## SUPPLIED DATA
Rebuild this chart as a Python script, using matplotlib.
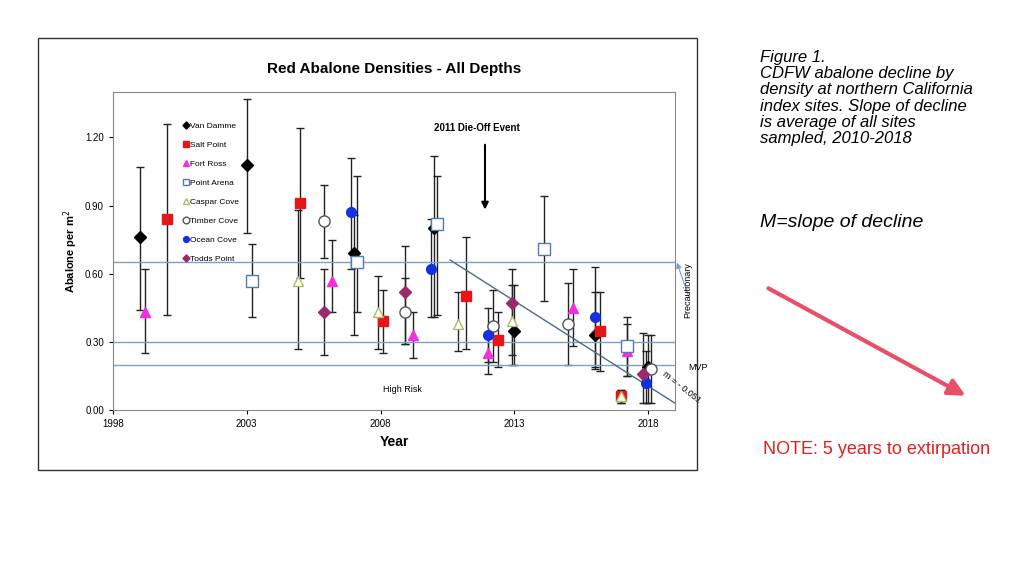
import matplotlib.pyplot as plt
from matplotlib.patches import Rectangle, FancyArrowPatch

# site data: (year, density, lower, upper)
van_damme = [(1999.0, 0.76, 0.44, 1.07), (2003.0, 1.08, 0.78, 1.37), (2007.0, 0.69, 0.33, 0.86),
             (2010.0, 0.80, 0.41, 1.12), (2013.0, 0.35, 0.20, 0.55), (2016.0, 0.33, 0.19, 0.52),
             (2018.0, 0.19, 0.03, 0.33)]
salt_point = [(2000.0, 0.84, 0.42, 1.26), (2005.0, 0.91, 0.58, 1.24), (2008.1, 0.39, 0.25, 0.53),
              (2011.2, 0.50, 0.27, 0.76), (2012.4, 0.31, 0.19, 0.43), (2016.2, 0.35, 0.17, 0.52),
              (2017.0, 0.06, 0.03, 0.09)]
fort_ross = [(1999.2, 0.43, 0.25, 0.62), (2006.2, 0.57, 0.43, 0.75), (2009.2, 0.33, 0.23, 0.43),
             (2012.0, 0.25, 0.16, 0.33), (2015.2, 0.45, 0.28, 0.62), (2017.2, 0.26, 0.15, 0.41)]
point_arena = [(2003.2, 0.57, 0.41, 0.73), (2007.1, 0.65, 0.43, 1.03), (2010.1, 0.82, 0.42, 1.03),
               (2014.1, 0.71, 0.48, 0.94), (2017.2, 0.28, 0.15, 0.38)]
caspar_cove = [(2004.9, 0.57, 0.27, 0.88), (2007.9, 0.43, 0.27, 0.59), (2010.9, 0.38, 0.26, 0.52),
               (2012.9, 0.39, 0.20, 0.55), (2017.0, 0.06, 0.03, 0.09)]
timber_cove = [(2005.9, 0.83, 0.67, 0.99), (2008.9, 0.43, 0.29, 0.58), (2012.2, 0.37, 0.21, 0.53),
               (2015.0, 0.38, 0.20, 0.56), (2018.1, 0.18, 0.03, 0.33)]
ocean_cove = [(2006.9, 0.87, 0.62, 1.11), (2009.9, 0.62, 0.41, 0.84), (2012.0, 0.33, 0.21, 0.45),
              (2016.0, 0.41, 0.18, 0.63), (2017.9, 0.12, 0.03, 0.26)]
todds_point = [(2005.9, 0.43, 0.24, 0.62), (2008.9, 0.52, 0.29, 0.72), (2012.9, 0.47, 0.24, 0.62),
               (2017.8, 0.16, 0.03, 0.34)]

sites = [
    ("Van Damme", van_damme, "D", "black", "black", 6),
    ("Salt Point", salt_point, "s", "#e8141a", "#e8141a", 7),
    ("Fort Ross", fort_ross, "^", "#f030e0", "#f030e0", 7),
    ("Point Arena", point_arena, "s", "white", "#5577bb", 8),
    ("Caspar Cove", caspar_cove, "^", "white", "#a8c060", 7),
    ("Timber Cove", timber_cove, "o", "white", "#555555", 8),
    ("Ocean Cove", ocean_cove, "o", "#1530e0", "#1530e0", 7),
    ("Todds Point", todds_point, "D", "#9a2a70", "#9a2a70", 6),
]
thresholds = [0.65, 0.30, 0.20]
slope_line = [(2010.6, 0.66), (2019.0, 0.03)]

plt.rcParams["font.family"] = "Liberation Sans"

fig = plt.figure(figsize=(10.24, 5.76), dpi=100)
fig.patches.append(Rectangle((38 / 1024, 1 - 470 / 576), 659 / 1024, 432 / 576,
                             transform=fig.transFigure, fill=False, ec="#333333", lw=1))
ax = fig.add_axes([113 / 1024, 1 - 410 / 576, 562 / 1024, 318 / 576])

for name, pts, mk, fc, ec, ms in sites:
    xs = [p[0] for p in pts]
    ys = [p[1] for p in pts]
    err = [[p[1] - p[2] for p in pts], [p[3] - p[1] for p in pts]]
    ax.errorbar(xs, ys, yerr=err, fmt="none", ecolor="#222222", elinewidth=1, capsize=3, capthick=1)
    ax.plot(xs, ys, mk, mfc=fc, mec=ec, ms=ms, mew=1, ls="none", label=name, zorder=3)

for t in thresholds:
    ax.axhline(t, color="#7aa0c8", lw=1)
ax.plot([p[0] for p in slope_line], [p[1] for p in slope_line], color="#4a6a90", lw=1)
ax.text(2018.45, 0.10, "m = - 0.051", rotation=-38, fontsize=6.5, ha="left", va="center")
ax.text(2008.8, 0.09, "High Risk", fontsize=6.5, ha="center", va="center")
ax.text(2011.6, 1.23, "2011 Die-Off Event", fontsize=7, fontweight="bold", ha="center")
ax.annotate("", xy=(2011.9, 0.87), xytext=(2011.9, 1.18),
            arrowprops=dict(arrowstyle="-|>", color="black", lw=1.5))

ax.set_xlim(1998, 2019)
ax.set_ylim(0, 1.40)
ax.set_xticks([1998, 2003, 2008, 2013, 2018])
ax.set_yticks([0, 0.3, 0.6, 0.9, 1.2])
ax.set_yticklabels(["0.00", "0.30", "0.60", "0.90", "1.20"])
ax.tick_params(labelsize=7, length=3)
for s in ax.spines.values():
    s.set_color("#888888")
ax.set_xlabel("Year", fontsize=10, fontweight="bold", labelpad=4)
ax.set_ylabel("Abalone per m$^2$", fontsize=8, fontweight="bold")
ax.set_title("Red Abalone Densities - All Depths", fontsize=11, fontweight="bold", pad=14)
ax.legend(loc="upper left", bbox_to_anchor=(0.11, 0.93), frameon=False, fontsize=6,
          handletextpad=0.1, markerscale=0.6, labelspacing=1.35, handlelength=0.8)

fig.text(683 / 1024, 1 - 290 / 576, "Precautionary", rotation=90, fontsize=6.5, va="center")
fig.text(688 / 1024, 1 - 368 / 576, "MVP", fontsize=6.5, va="center")
fig.patches.append(FancyArrowPatch((690 / 1024, 1 - 300 / 576), (676 / 1024, 1 - 260 / 576),
                                   transform=fig.transFigure, arrowstyle="-|>", mutation_scale=8,
                                   color="#7aa0c8", lw=0.8))

fig.text(760 / 1024, 1 - 50 / 576,
         "Figure 1.\nCDFW abalone decline by\ndensity at northern California\nindex sites. Slope of decline\nis average of all sites\nsampled, 2010-2018",
         fontsize=12, style="italic", va="top", linespacing=1.1)
fig.text(760 / 1024, 1 - 222 / 576, "M=slope of decline", fontsize=14, style="italic", va="center")
fig.patches.append(FancyArrowPatch((766 / 1024, 1 - 287 / 576), (968 / 1024, 1 - 397 / 576),
                                   transform=fig.transFigure, arrowstyle="-|>", mutation_scale=25,
                                   color="#e8506a", lw=3))
fig.text(763 / 1024, 1 - 450 / 576, "NOTE: 5 years to extirpation", fontsize=13,
         color="#e02020", va="center")

fig.savefig("out.png", dpi=100)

## TASK GOAL
Copy the listing exactly. Any image in it stays out of the copy.

## ANSWER FOR THIS EXERCISE
Rebuild this chart as a Python script, using matplotlib.
import matplotlib.pyplot as plt
from matplotlib.patches import Rectangle, FancyArrowPatch

# site data: (year, density, lower, upper)
van_damme = [(1999.0, 0.76, 0.44, 1.07), (2003.0, 1.08, 0.78, 1.37), (2007.0, 0.69, 0.33, 0.86),
             (2010.0, 0.80, 0.41, 1.12), (2013.0, 0.35, 0.20, 0.55), (2016.0, 0.33, 0.19, 0.52),
             (2018.0, 0.19, 0.03, 0.33)]
salt_point = [(2000.0, 0.84, 0.42, 1.26), (2005.0, 0.91, 0.58, 1.24), (2008.1, 0.39, 0.25, 0.53),
              (2011.2, 0.50, 0.27, 0.76), (2012.4, 0.31, 0.19, 0.43), (2016.2, 0.35, 0.17, 0.52),
              (2017.0, 0.06, 0.03, 0.09)]
fort_ross = [(1999.2, 0.43, 0.25, 0.62), (2006.2, 0.57, 0.43, 0.75), (2009.2, 0.33, 0.23, 0.43),
             (2012.0, 0.25, 0.16, 0.33), (2015.2, 0.45, 0.28, 0.62), (2017.2, 0.26, 0.15, 0.41)]
point_arena = [(2003.2, 0.57, 0.41, 0.73), (2007.1, 0.65, 0.43, 1.03), (2010.1, 0.82, 0.42, 1.03),
               (2014.1, 0.71, 0.48, 0.94), (2017.2, 0.28, 0.15, 0.38)]
caspar_cove = [(2004.9, 0.57, 0.27, 0.88), (2007.9, 0.43, 0.27, 0.59), (2010.9, 0.38, 0.26, 0.52),
               (2012.9, 0.39, 0.20, 0.55), (2017.0, 0.06, 0.03, 0.09)]
timber_cove = [(2005.9, 0.83, 0.67, 0.99), (2008.9, 0.43, 0.29, 0.58), (2012.2, 0.37, 0.21, 0.53),
               (2015.0, 0.38, 0.20, 0.56), (2018.1, 0.18, 0.03, 0.33)]
ocean_cove = [(2006.9, 0.87, 0.62, 1.11), (2009.9, 0.62, 0.41, 0.84), (2012.0, 0.33, 0.21, 0.45),
              (2016.0, 0.41, 0.18, 0.63), (2017.9, 0.12, 0.03, 0.26)]
todds_point = [(2005.9, 0.43, 0.24, 0.62), (2008.9, 0.52, 0.29, 0.72), (2012.9, 0.47, 0.24, 0.62),
               (2017.8, 0.16, 0.03, 0.34)]

sites = [
    ("Van Damme", van_damme, "D", "black", "black", 6),
    ("Salt Point", salt_point, "s", "#e8141a", "#e8141a", 7),
    ("Fort Ross", fort_ross, "^", "#f030e0", "#f030e0", 7),
    ("Point Arena", point_arena, "s", "white", "#5577bb", 8),
    ("Caspar Cove", caspar_cove, "^", "white", "#a8c060", 7),
    ("Timber Cove", timber_cove, "o", "white", "#555555", 8),
    ("Ocean Cove", ocean_cove, "o", "#1530e0", "#1530e0", 7),
    ("Todds Point", todds_point, "D", "#9a2a70", "#9a2a70", 6),
]
thresholds = [0.65, 0.30, 0.20]
slope_line = [(2010.6, 0.66), (2019.0, 0.03)]

plt.rcParams["font.family"] = "Liberation Sans"

fig = plt.figure(figsize=(10.24, 5.76), dpi=100)
fig.patches.append(Rectangle((38 / 1024, 1 - 470 / 576), 659 / 1024, 432 / 576,
                             transform=fig.transFigure, fill=False, ec="#333333", lw=1))
ax = fig.add_axes([113 / 1024, 1 - 410 / 576, 562 / 1024, 318 / 576])

for name, pts, mk, fc, ec, ms in sites:
    xs = [p[0] for p in pts]
    ys = [p[1] for p in pts]
    err = [[p[1] - p[2] for p in pts], [p[3] - p[1] for p in pts]]
    ax.errorbar(xs, ys, yerr=err, fmt="none", ecolor="#222222", elinewidth=1, capsize=3, capthick=1)
    ax.plot(xs, ys, mk, mfc=fc, mec=ec, ms=ms, mew=1, ls="none", label=name, zorder=3)

for t in thresholds:
    ax.axhline(t, color="#7aa0c8", lw=1)
ax.plot([p[0] for p in slope_line], [p[1] for p in slope_line], color="#4a6a90", lw=1)
ax.text(2018.45, 0.10, "m = - 0.051", rotation=-38, fontsize=6.5, ha="left", va="center")
ax.text(2008.8, 0.09, "High Risk", fontsize=6.5, ha="center", va="center")
ax.text(2011.6, 1.23, "2011 Die-Off Event", fontsize=7, fontweight="bold", ha="center")
ax.annotate("", xy=(2011.9, 0.87), xytext=(2011.9, 1.18),
            arrowprops=dict(arrowstyle="-|>", color="black", lw=1.5))

ax.set_xlim(1998, 2019)
ax.set_ylim(0, 1.40)
ax.set_xticks([1998, 2003, 2008, 2013, 2018])
ax.set_yticks([0, 0.3, 0.6, 0.9, 1.2])
ax.set_yticklabels(["0.00", "0.30", "0.60", "0.90", "1.20"])
ax.tick_params(labelsize=7, length=3)
for s in ax.spines.values():
    s.set_color("#888888")
ax.set_xlabel("Year", fontsize=10, fontweight="bold", labelpad=4)
ax.set_ylabel("Abalone per m$^2$", fontsize=8, fontweight="bold")
ax.set_title("Red Abalone Densities - All Depths", fontsize=11, fontweight="bold", pad=14)
ax.legend(loc="upper left", bbox_to_anchor=(0.11, 0.93), frameon=False, fontsize=6,
          handletextpad=0.1, markerscale=0.6, labelspacing=1.35, handlelength=0.8)

fig.text(683 / 1024, 1 - 290 / 576, "Precautionary", rotation=90, fontsize=6.5, va="center")
fig.text(688 / 1024, 1 - 368 / 576, "MVP", fontsize=6.5, va="center")
fig.patches.append(FancyArrowPatch((690 / 1024, 1 - 300 / 576), (676 / 1024, 1 - 260 / 576),
                                   transform=fig.transFigure, arrowstyle="-|>", mutation_scale=8,
                                   color="#7aa0c8", lw=0.8))

fig.text(760 / 1024, 1 - 50 / 576,
         "Figure 1.\nCDFW abalone decline by\ndensity at northern California\nindex sites. Slope of decline\nis average of all sites\nsampled, 2010-2018",
         fontsize=12, style="italic", va="top", linespacing=1.1)
fig.text(760 / 1024, 1 - 222 / 576, "M=slope of decline", fontsize=14, style="italic", va="center")
fig.patches.append(FancyArrowPatch((766 / 1024, 1 - 287 / 576), (968 / 1024, 1 - 397 / 576),
                                   transform=fig.transFigure, arrowstyle="-|>", mutation_scale=25,
                                   color="#e8506a", lw=3))
fig.text(763 / 1024, 1 - 450 / 576, "NOTE: 5 years to extirpation", fontsize=13,
         color="#e02020", va="center")

fig.savefig("out.png", dpi=100)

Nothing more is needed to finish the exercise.